Pouvez-vous en donner des exemples ?
En ce qui concerne le service public audiovisuel, nous constatons que la Radiodiffusion Télévision sénégalaise (RTS) évoque quasi exclusivement le camp du Oui. Elle se livre par ailleurs à de la propagande déguisée, par exemple en faisant la promotion du Oui au référendum sous des prétextes détournés. Ce fut le cas, par exemple, à l’occasion de la célébration de la Journée de la femme, le 8 mars, ou encore, de manière plus flagrante, lors du conseil national du parti au pouvoir, le 7 mars. L’opposition n’est pas en reste, mais elle a plutôt investi certains médias privés, notamment des sites d’information en ligne apparemment acquis à sa cause. On pourrait également parler de l’affichage massif en faveur du Oui auquel procèdent les autorités. Or il faut savoir qu’en période de campagne électorale, les attributions du CNRA s’étendent à tout support de communication contribuant à la campagne.

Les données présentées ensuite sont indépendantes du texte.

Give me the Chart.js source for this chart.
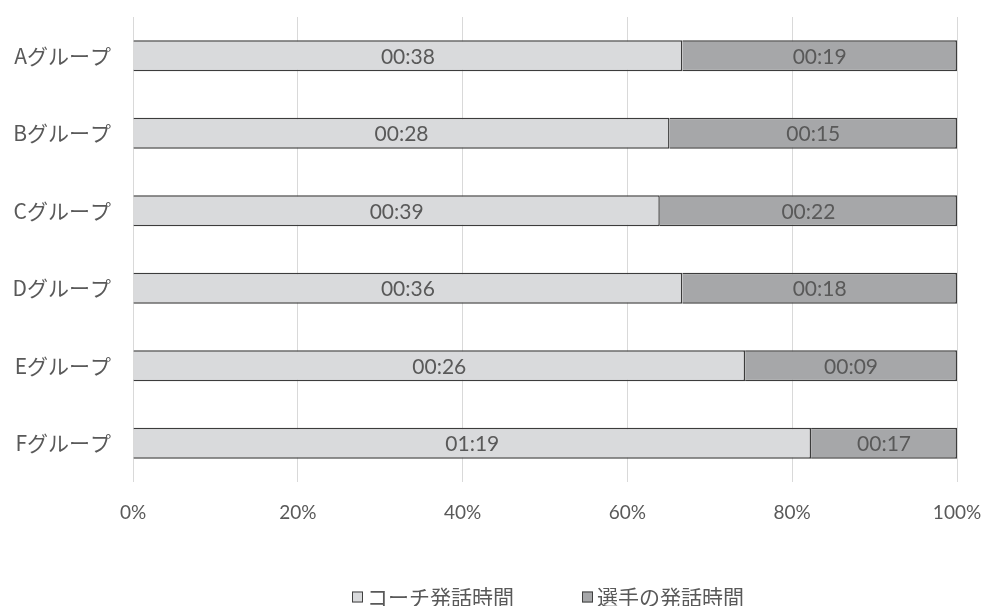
<!DOCTYPE html>
<html>
<head>
<meta charset="utf-8">
<script src="https://cdn.jsdelivr.net/npm/chart.js@4/dist/chart.umd.min.js"></script>
<style>
  html, body { margin: 0; padding: 0; background: #fff; }
  #wrap { width: 984px; height: 606px; }
</style>
</head>
<body>
<div id="wrap"><canvas id="grafica"></canvas></div>
<script>
// grupos y tiempos (segundos)
const grupos = ['Aグループ', 'Bグループ', 'Cグループ', 'Dグループ', 'Eグループ', 'Fグループ'];
const coachSeg = [38, 28, 39, 36, 26, 79];
const jugadorSeg = [19, 15, 22, 18, 9, 17];
const nombresSeries = ['コーチ発話時間', '選手の発話時間'];
const xTicks = [0, 20, 40, 60, 80, 100];

const grisTexto = '#595959';
const fuenteLat = "Lato, 'Noto Sans CJK JP', sans-serif";
const fuenteJp = "'Noto Sans CJK JP', sans-serif";

function mmss(s) {
    const m = Math.floor(s / 60);
    const r = s % 60;
    return String(m).padStart(2, '0') + ':' + String(r).padStart(2, '0');
}

// porcentajes del 100% apilado
const coachPct = coachSeg.map((v, i) => v / (v + jugadorSeg[i]) * 100);
const jugadorPct = jugadorSeg.map((v, i) => v / (coachSeg[i] + v) * 100);
const segundos = [coachSeg, jugadorSeg];

// sin padding automatico de las escalas
function sinPadding(scale) {
    scale.paddingTop = 0;
    scale.paddingBottom = 0;
    scale.paddingLeft = 0;
    scale.paddingRight = 0;
}

// etiquetas dentro de cada segmento
const etiquetasPlugin = {
    id: 'etiquetas',
    afterDatasetsDraw(chart) {
        const ctx = chart.ctx;
        ctx.save();
        ctx.font = '21px ' + fuenteLat;
        ctx.fillStyle = grisTexto;
        ctx.textAlign = 'center';
        ctx.textBaseline = 'middle';
        chart.data.datasets.forEach(function (ds, di) {
            chart.getDatasetMeta(di).data.forEach(function (bar, i) {
                const p = bar.getProps(['x', 'y', 'base'], true);
                ctx.fillText(mmss(segundos[di][i]), (p.x + p.base) / 2, p.y + 1);
            });
        });
        ctx.restore();
    }
};

// leyenda abajo
const leyendaPlugin = {
    id: 'leyenda',
    afterDraw(chart) {
        const ctx = chart.ctx;
        ctx.save();
        ctx.font = '21px ' + fuenteJp;
        ctx.textBaseline = 'middle';
        let x = 352;
        const y = 597;
        chart.data.datasets.forEach(function (ds) {
            ctx.fillStyle = ds.backgroundColor;
            ctx.fillRect(x, y - 5.5, 11, 11);
            ctx.strokeStyle = '#404040';
            ctx.lineWidth = 1;
            ctx.strokeRect(x + 0.5, y - 5, 10, 10);
            ctx.fillStyle = grisTexto;
            ctx.fillText(ds.label, x + 15, y);
            x += 15 + ctx.measureText(ds.label).width + 68;
        });
        ctx.restore();
    }
};

const data = {
    labels: grupos,
    datasets: [{
        label: nombresSeries[0],
        data: coachPct,
        backgroundColor: '#d9dadc',
        borderColor: '#3c3c3c',
        borderWidth: 1.5,
        barPercentage: 0.4,
        categoryPercentage: 1
    }, {
        label: nombresSeries[1],
        data: jugadorPct,
        backgroundColor: '#a6a7a9',
        borderColor: '#3c3c3c',
        borderWidth: 1.5,
        barPercentage: 0.4,
        categoryPercentage: 1
    }]
};

const config = {
    type: 'bar',
    data: data,
    options: {
        indexAxis: 'y',
        responsive: true,
        maintainAspectRatio: false,
        animation: false,
        layout: { padding: { top: 17, right: 27, left: 0, bottom: 0 } },
        plugins: {
            legend: { display: false },
            tooltip: { enabled: false }
        },
        scales: {
            x: {
                stacked: true,
                min: 0,
                max: 100,
                afterBuildTicks(scale) {
                    scale.ticks = xTicks.map(v => ({ value: v }));
                },
                afterFit(scale) {
                    scale.height = 124;
                    sinPadding(scale);
                },
                grid: { color: '#d9d9d9', lineWidth: 1, drawTicks: false },
                border: { display: false },
                ticks: {
                    padding: 19,
                    color: grisTexto,
                    font: { family: fuenteLat, size: 19 },
                    callback: v => v + '%'
                }
            },
            y: {
                stacked: true,
                afterFit(scale) {
                    scale.width = 133;
                    sinPadding(scale);
                },
                grid: { display: false },
                border: { display: false },
                ticks: {
                    padding: 14,
                    color: grisTexto,
                    font: { family: fuenteJp, size: 21 }
                }
            }
        }
    },
    plugins: [etiquetasPlugin, leyendaPlugin]
};

new Chart(document.getElementById('grafica'), config);
</script>
</body>
</html>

L’argent est en train d’accentuer le caractère déséquilibré du traitement médiatique de la campagne, à travers la publicité politique
Et en ce qui concerne les médias privés ?

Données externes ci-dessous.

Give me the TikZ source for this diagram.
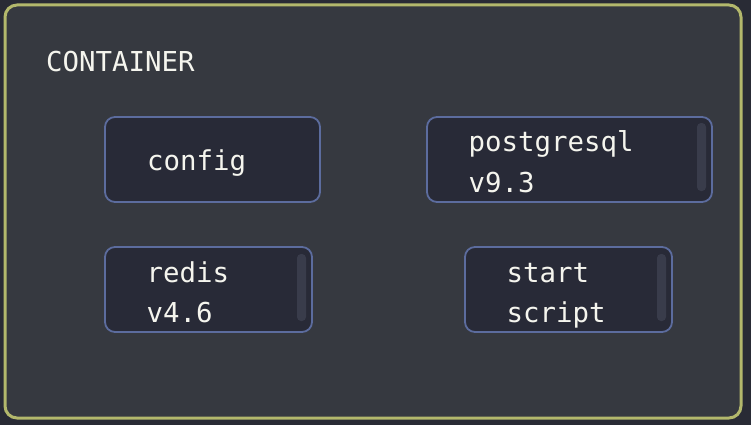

Globalement, ils assurent une représentation plus équitable des deux courants, même s’il arrive que la composition des plateaux, lors de certains débats, soit discutable et contribue de manière déguisée à privilégier le courant du Non. Il y a aussi parfois des questions orientées qui traduisent un certain parti-pris du journaliste. Enfin, nous sommes vigilants face aux publi-reportages en faveur d’un camp ou d’un autre. Dans divers médias, l’argent est en effet en train d’accentuer le caractère déséquilibré du traitement médiatique de la campagne, à travers la publicité politique.
Vous disposez de différents moyens de sanction face à ces manquements. En faites-vous usage ?

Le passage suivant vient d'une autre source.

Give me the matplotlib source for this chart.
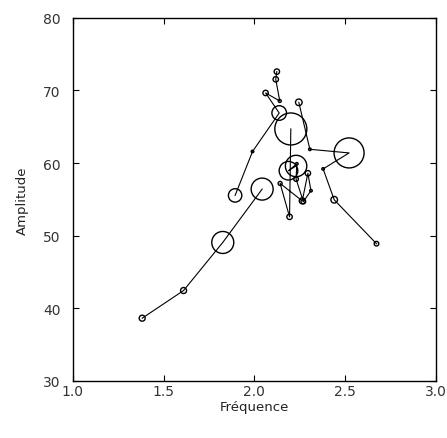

Le CNRA préfère s’en tenir à une approche pédagogique, en procédant à des interpellations correctives argumentées. Si l’on devait sanctionner à tout bout de champ, cela affecterait le système médiatique et l’opinion de manière importante et pourrait même déboucher sur des troubles à l’ordre public. Il s’agit plutôt de repenser le système de fond en comble, afin d’améliorer les pratiques professionnelles et l’offre programmatique.
Vos mises en demeure récentes ont-elle été suivies d’effets ?
Certains médias privés ont tenu compte de nos observations. Mais concernant l’audiovisuel public, nous avons le sentiment de prêcher dans le désert. Quand une chaîne a la puissance publique derrière elle, le sentiment d’impunité l’emporte. Le service public audiovisuel n’en fait qu’à sa tête – et à la tête du client –, ignorant superbement les principes inscrits dans les textes. « La religion du roi est celle des sujets », semble-t-on penser. Seulement la République, qui est d’abord l’affaire des citoyens, s’accommode mal des pratiques d’accaparement et d’exclusion. D’ailleurs, je doute que de telles pratiques rendent service au pouvoir en place, aujourd’hui comme hier. Après deux alternances, le Sénégal mérite mieux que ce qui lui est imposé à l’heure actuelle.